NAVER checked 1 GiB memory increased after long execution as about 90min. Please compared memory usage between before and after long execution as about 90min.

xhaihao commented 3 months ago

@Sherry-Lin No, we don't have.

xhaihao commented 3 months ago

@jackie74 Could you try a new version of vpl-gpu-rt (https://github.com/intel/vpl-gpu-rt) ? Someone had a similar issue when using FFmpeg QSV for video transcoding, the memory leak disappeared after upgrading vpl-gpu-rt.

jackie74 commented 3 months ago

@jackie74 Could you try a new version of vpl-gpu-rt (https://github.com/intel/vpl-gpu-rt) ? Someone had a similar issue when using FFmpeg QSV for video transcoding, the memory leak disappeared after upgrading vpl-gpu-rt.

Hi Haihao.
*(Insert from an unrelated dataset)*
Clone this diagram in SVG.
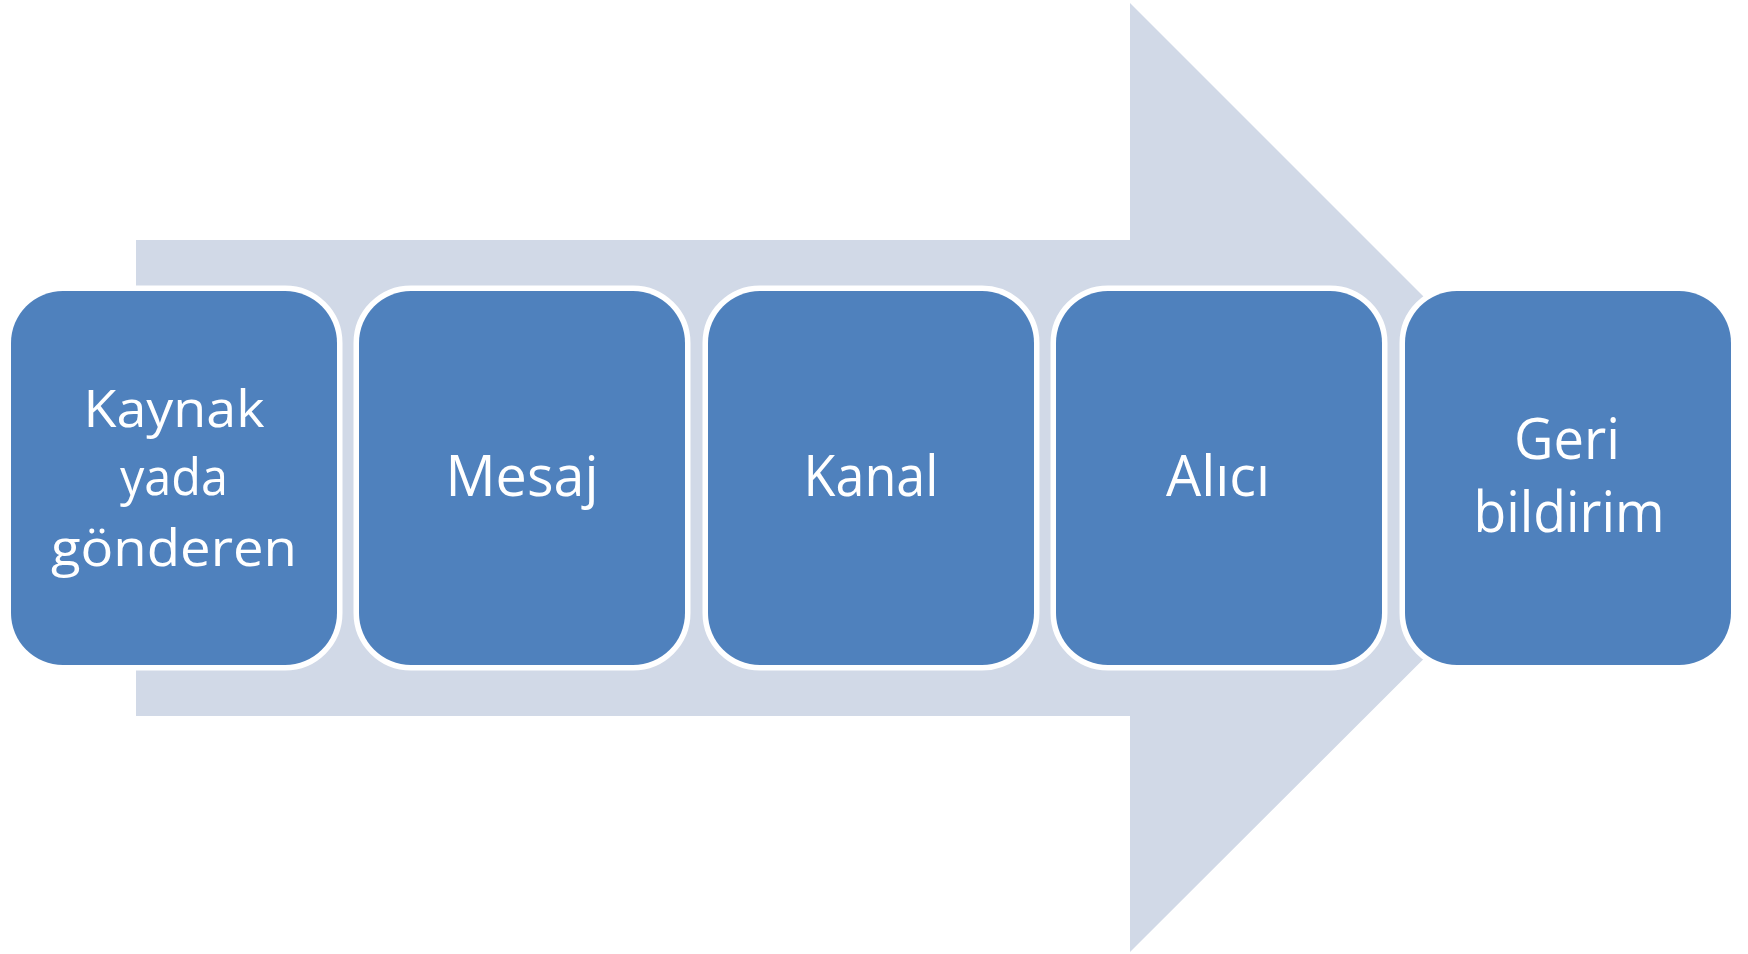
<svg xmlns="http://www.w3.org/2000/svg" width="1748" height="954" viewBox="0 0 1748 954">
<style>
.box{fill:#4F81BD;stroke:#FFFFFF;stroke-width:11;paint-order:stroke}
.lbl{font-family:"Open Sans","Liberation Sans",sans-serif;font-size:56px;fill:#FFFFFF;text-anchor:middle}
.sm{font-size:52px}
</style>
<rect width="1748" height="954" fill="#FFFFFF"/>
<g id="arrow">
<polygon points="136,240 1130,240 1130,3 1605,478 1130,952 1130,716 136,716" fill="#D1D9E7"/>
</g>
<g id="connectors"></g>
<g id="n1">
<rect class="box" x="11" y="291" width="326" height="374" rx="52" ry="52"/>
<text class="lbl sm" x="174" y="427" textLength="181" lengthAdjust="spacingAndGlyphs">Kaynak</text>
<text class="lbl sm" x="174" y="495" textLength="108" lengthAdjust="spacingAndGlyphs">yada</text>
<text class="lbl sm" x="174" y="566" textLength="246" lengthAdjust="spacingAndGlyphs">gönderen</text>
</g>
<g id="n2">
<rect class="box" x="359" y="291" width="326" height="374" rx="52" ry="52"/>
<text class="lbl" x="522" y="496" textLength="153" lengthAdjust="spacingAndGlyphs">Mesaj</text>
</g>
<g id="n3">
<rect class="box" x="708" y="291" width="326" height="374" rx="52" ry="52"/>
<text class="lbl" x="871" y="496" textLength="135" lengthAdjust="spacingAndGlyphs">Kanal</text>
</g>
<g id="n4">
<rect class="box" x="1056" y="291" width="326" height="374" rx="52" ry="52"/>
<text class="lbl" x="1218" y="496" textLength="104" lengthAdjust="spacingAndGlyphs">Alıcı</text>
</g>
<g id="n5">
<rect class="box" x="1405" y="291" width="326" height="374" rx="52" ry="52"/>
<text class="lbl" x="1567" y="459" textLength="106" lengthAdjust="spacingAndGlyphs">Geri</text>
<text class="lbl" x="1569" y="532" textLength="191" lengthAdjust="spacingAndGlyphs">bildirim</text>
</g>
</svg>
NAVER are using 23.2.4 which was release last year Aug. so I asked NAVER to change the latest version(24.1.5). I also upgraded 24.1.5 and am monitoring on my system. Thank you.

jackie74 commented 3 months ago

Hi All. NAVER upgraded vpl-gpu-rt 24.1.5 and have monitored memory usage during 2 hours, memory usage are not increased. So they will upgrade vpl-gup-rt. The latest version of vpl-gup-rt is 24.2.5, and which version do you recommend NAVER to upgrade? https://github.com/intel/vpl-gpu-rt/tags Thank you.

Sherry-Lin commented 3 months ago

24.1.5 and 24.2.5 are our Q1 and Q2 release build. Q2 majorly introduced some AV1/VVC related enhancement. If NAVER not use these codec, it's ok to keep it as 24.1.5 version.

jackie74 commented 3 months ago

Hi Sherry. Thanks for explain and I will close this issue. Thanks everyone.